1. A heat plate, comprising: a plate body, which forms a hollow portion; and a seal tube, which is received in the hollow portion and has an end communicating an interior space of the plate body.

2. The heat plate as claimed in claim 1, wherein the plate body comprises a first plate section and a second plate section, which oppose and joint each other to define a receiving chamber between the first and second plate sections.

3. The heat plate as claimed in claim 2, wherein the end of the seal tube communicates the receiving chamber, and wherein a reinforced section is formed between an edge of the plate body and the hollow portion, the seal tube having an opposite end set on the reinforced section.

4. The heat plate as claimed in claim 2, wherein the first plate section forms a first opening and the second plate section forms a second opening, the first opening and the second opening being jointed to each other to form the hollow portion.
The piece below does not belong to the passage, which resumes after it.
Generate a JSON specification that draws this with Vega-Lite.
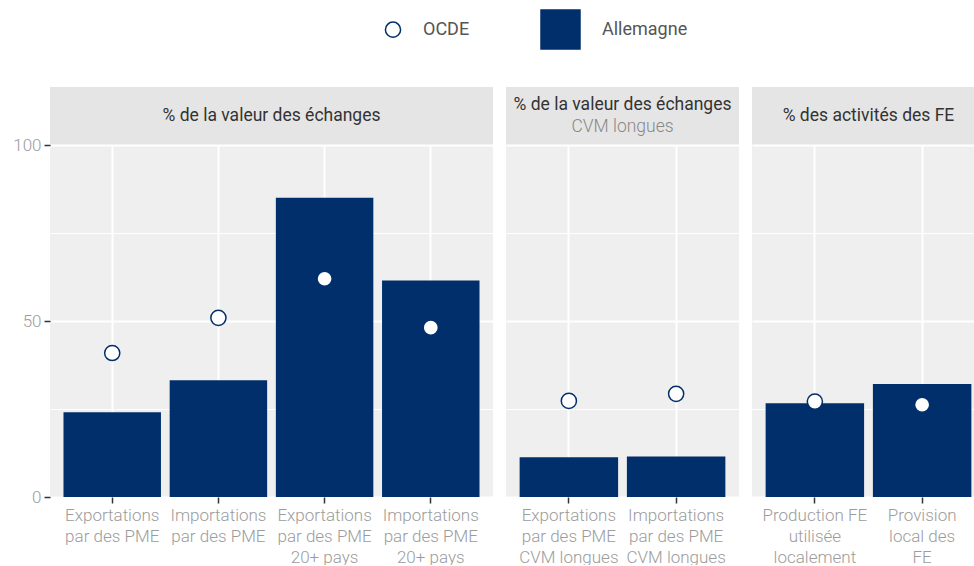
{
  "$schema": "https://vega.github.io/schema/vega-lite/v6.json",
  "padding": {"top": 9, "left": 0, "right": 0, "bottom": 0},
  "background": "white",
  "config": {
    "font": "Roboto",
    "view": {"stroke": null},
    "axis": {"domain": false},
    "legend": {"padding": 0}
  },
  "datasets": {
    "values": [
      {"panel": "A", "cat": "Exportations|par des PME", "allemagne": 24.1, "ocde": 40.9},
      {"panel": "A", "cat": "Importations|par des PME", "allemagne": 33.2, "ocde": 50.9},
      {"panel": "A", "cat": "Exportations|par des PME|20+ pays", "allemagne": 85.0, "ocde": 62.0},
      {"panel": "A", "cat": "Importations|par des PME|20+ pays", "allemagne": 61.5, "ocde": 48.1},
      {"panel": "B", "cat": "Exportations|par des PME|CVM longues", "allemagne": 11.3, "ocde": 27.3},
      {"panel": "B", "cat": "Importations|par des PME|CVM longues", "allemagne": 11.5, "ocde": 29.3},
      {"panel": "C", "cat": "Production FE|utilisée|localement", "allemagne": 26.6, "ocde": 27.1},
      {"panel": "C", "cat": "Provision|local des|FE", "allemagne": 32.1, "ocde": 26.2}
    ],
    "headers": [
      {"panel": "A", "title": "% de la valeur des échanges", "sub": ""},
      {"panel": "B", "title": "% de la valeur des échanges", "sub": "CVM longues"},
      {"panel": "C", "title": "% des activités des FE", "sub": ""}
    ]
  },
  "spacing": 13,
  "hconcat": [
    {
      "spacing": 0,
      "bounds": "flush",
      "vconcat": [
        {
          "data": {"name": "headers"},
          "transform": [{"filter": "datum.panel === 'A'"}],
          "width": 443, "height": 58,
          "view": {"fill": "#e5e5e5", "stroke": null},
          "mark": {"type": "text", "fontSize": 17.5, "color": "#333333"},
          "encoding": {"text": {"field": "title"}}
        },
        {
          "data": {"name": "values"},
          "transform": [{"filter": "datum.panel === 'A'"}],
          "width": 443, "height": 352,
          "view": {"fill": "#efefef", "stroke": null},
          "encoding": {
            "x": {"field": "cat", "type": "nominal", "sort": null,
              "scale": {"paddingInner": 0.082, "paddingOuter": 0.127},
              "axis": {"title": null, "labelAngle": 0, "labelExpr": "split(datum.label, '|')", "labelFontSize": 17, "labelFontWeight": 300, "labelColor": "#9c9c9c", "labelLineHeight": 21, "labelPadding": 4, "labelLimit": 300, "labelOverlap": false, "labelBound": false, "tickSize": 6, "tickWidth": 1.5, "tickColor": "#333333", "grid": true, "gridColor": "white", "gridWidth": 2, "bandPosition": 0.5}}
          },
          "layer": [
            {
              "mark": {"type": "bar", "color": "#002f6c"},
              "encoding": {
                "y": {"field": "allemagne", "type": "quantitative", "scale": {"domain": [0, 100]},
                  "axis": {"title": null, "values": [0, 25, 50, 75, 100], "labelExpr": "datum.value % 50 === 0 ? datum.label : ''", "labelFontSize": 17, "labelFontWeight": 300, "labelColor": "#9c9c9c", "labelFlush": false, "labelPadding": 3, "tickColor": "#333333", "tickWidth": 1.5, "tickSize": 6, "tickOpacity": {"condition": {"test": "datum.value % 50 === 0", "value": 1}, "value": 0}, "grid": true, "gridColor": "white", "gridWidth": {"condition": {"test": "datum.value % 50 === 0", "value": 2}, "value": 1}, "minExtent": 50, "maxExtent": 50}}
              }
            },
            {
              "mark": {"type": "point", "filled": true, "stroke": "#002f6c", "strokeWidth": 1.5, "opacity": 1},
              "encoding": {
                "y": {"field": "ocde", "type": "quantitative", "scale": {"domain": [0, 100]},
                  "axis": {"title": null, "values": [0, 25, 50, 75, 100], "labelExpr": "datum.value % 50 === 0 ? datum.label : ''", "labelFontSize": 17, "labelFontWeight": 300, "labelColor": "#9c9c9c", "labelFlush": false, "labelPadding": 3, "tickColor": "#333333", "tickWidth": 1.5, "tickSize": 6, "tickOpacity": {"condition": {"test": "datum.value % 50 === 0", "value": 1}, "value": 0}, "grid": true, "gridColor": "white", "gridWidth": {"condition": {"test": "datum.value % 50 === 0", "value": 2}, "value": 1}, "minExtent": 50, "maxExtent": 50}},
                "fill": {"datum": "OCDE", "type": "nominal", "scale": {"domain": ["OCDE", "Allemagne"], "range": ["white", "#002f6c"]},
                  "legend": {"title": null, "orient": "none", "legendX": 334, "legendY": -78, "direction": "horizontal", "labelFontSize": 18, "labelColor": "#555555", "labelOffset": 21, "columnPadding": 68, "encode": {"symbols": {"update": {"stroke": {"value": "#002f6c"}, "strokeWidth": {"value": 1.5}}}}}},
                "shape": {"datum": "OCDE", "type": "nominal", "scale": {"domain": ["OCDE", "Allemagne"], "range": ["circle", "square"]},
                  "legend": {"title": null, "orient": "none", "legendX": 334, "legendY": -78, "direction": "horizontal", "labelFontSize": 18, "labelColor": "#555555", "labelOffset": 21, "columnPadding": 68, "encode": {"symbols": {"update": {"stroke": {"value": "#002f6c"}, "strokeWidth": {"value": 1.5}}}}}},
                "size": {"datum": "OCDE", "type": "nominal", "scale": {"type": "point", "padding": 0, "domain": ["OCDE", "Allemagne"], "range": [230, 1520]},
                  "legend": {"title": null, "orient": "none", "legendX": 334, "legendY": -78, "direction": "horizontal", "labelFontSize": 18, "labelColor": "#555555", "labelOffset": 21, "columnPadding": 68, "encode": {"symbols": {"update": {"stroke": {"value": "#002f6c"}, "strokeWidth": {"value": 1.5}}}}}}
              }
            }
          ]
        }
      ]
    },
    {
      "spacing": 0,
      "bounds": "flush",
      "vconcat": [
        {
          "data": {"name": "headers"},
          "transform": [{"filter": "datum.panel === 'B'"}],
          "width": 233, "height": 58,
          "view": {"fill": "#e5e5e5", "stroke": null},
          "layer": [
            {"mark": {"type": "text", "fontSize": 17.5, "color": "#333333", "dy": -11}, "encoding": {"text": {"field": "title"}}},
            {"mark": {"type": "text", "fontSize": 17.5, "fontWeight": 300, "color": "#888888", "dy": 11}, "encoding": {"text": {"field": "sub"}}}
          ]
        },
        {
          "data": {"name": "values"},
          "transform": [{"filter": "datum.panel === 'B'"}],
          "width": 233, "height": 352,
          "view": {"fill": "#efefef", "stroke": null},
          "encoding": {
            "x": {"field": "cat", "type": "nominal", "sort": null,
              "scale": {"paddingInner": 0.082, "paddingOuter": 0.127},
              "axis": {"title": null, "labelAngle": 0, "labelExpr": "split(datum.label, '|')", "labelFontSize": 17, "labelFontWeight": 300, "labelColor": "#9c9c9c", "labelLineHeight": 21, "labelPadding": 4, "labelLimit": 300, "labelOverlap": false, "labelBound": false, "tickSize": 6, "tickWidth": 1.5, "tickColor": "#333333", "grid": true, "gridColor": "white", "gridWidth": 2, "bandPosition": 0.5}}
          },
          "layer": [
            {
              "mark": {"type": "bar", "color": "#002f6c"},
              "encoding": {
                "y": {"field": "allemagne", "type": "quantitative", "scale": {"domain": [0, 100]},
                  "axis": {"title": null, "values": [0, 25, 50, 75, 100], "labels": false, "ticks": false, "grid": true, "gridColor": "white", "gridWidth": {"condition": {"test": "datum.value % 50 === 0", "value": 2}, "value": 1}, "minExtent": 0, "maxExtent": 0}}
              }
            },
            {
              "mark": {"type": "point", "filled": true, "fill": "white", "stroke": "#002f6c", "strokeWidth": 1.5, "size": 230, "opacity": 1},
              "encoding": {"y": {"field": "ocde", "type": "quantitative", "scale": {"domain": [0, 100]},
                "axis": {"title": null, "values": [0, 25, 50, 75, 100], "labels": false, "ticks": false, "grid": true, "gridColor": "white", "gridWidth": {"condition": {"test": "datum.value % 50 === 0", "value": 2}, "value": 1}, "minExtent": 0, "maxExtent": 0}}}
            }
          ]
        }
      ]
    },
    {
      "spacing": 0,
      "bounds": "flush",
      "vconcat": [
        {
          "data": {"name": "headers"},
          "transform": [{"filter": "datum.panel === 'C'"}],
          "width": 233, "height": 58,
          "view": {"fill": "#e5e5e5", "stroke": null},
          "mark": {"type": "text", "fontSize": 17.5, "color": "#333333"},
          "encoding": {"text": {"field": "title"}}
        },
        {
          "data": {"name": "values"},
          "transform": [{"filter": "datum.panel === 'C'"}],
          "width": 233, "height": 352,
          "view": {"fill": "#efefef", "stroke": null},
          "encoding": {
            "x": {"field": "cat", "type": "nominal", "sort": null,
              "scale": {"paddingInner": 0.082, "paddingOuter": 0.127},
              "axis": {"title": null, "labelAngle": 0, "labelExpr": "split(datum.label, '|')", "labelFontSize": 17, "labelFontWeight": 300, "labelColor": "#9c9c9c", "labelLineHeight": 21, "labelPadding": 4, "labelLimit": 300, "labelOverlap": false, "labelBound": false, "tickSize": 6, "tickWidth": 1.5, "tickColor": "#333333", "grid": true, "gridColor": "white", "gridWidth": 2, "bandPosition": 0.5}}
          },
          "layer": [
            {
              "mark": {"type": "bar", "color": "#002f6c"},
              "encoding": {
                "y": {"field": "allemagne", "type": "quantitative", "scale": {"domain": [0, 100]},
                  "axis": {"title": null, "values": [0, 25, 50, 75, 100], "labels": false, "ticks": false, "grid": true, "gridColor": "white", "gridWidth": {"condition": {"test": "datum.value % 50 === 0", "value": 2}, "value": 1}, "minExtent": 0, "maxExtent": 0}}
              }
            },
            {
              "mark": {"type": "point", "filled": true, "fill": "white", "stroke": "#002f6c", "strokeWidth": 1.5, "size": 230, "opacity": 1},
              "encoding": {"y": {"field": "ocde", "type": "quantitative", "scale": {"domain": [0, 100]},
                "axis": {"title": null, "values": [0, 25, 50, 75, 100], "labels": false, "ticks": false, "grid": true, "gridColor": "white", "gridWidth": {"condition": {"test": "datum.value % 50 === 0", "value": 2}, "value": 1}, "minExtent": 0, "maxExtent": 0}}}
            }
          ]
        }
      ]
    }
  ]
}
5. The heat plate as claimed in claim 2, wherein the first plate section forms a notch and the second plate section forms a second opening, the notch and the second opening being jointed to each other to form the hollow portion.

6. The heat plate as claimed in claim 1, wherein the plate body has a plurality of side edges and the hollow portion is formed adjacent to one of the side edges.

7. The heat plate as claimed in claim 1, wherein the plate body has a plurality of corners and the hollow portion is formed in one of the corners.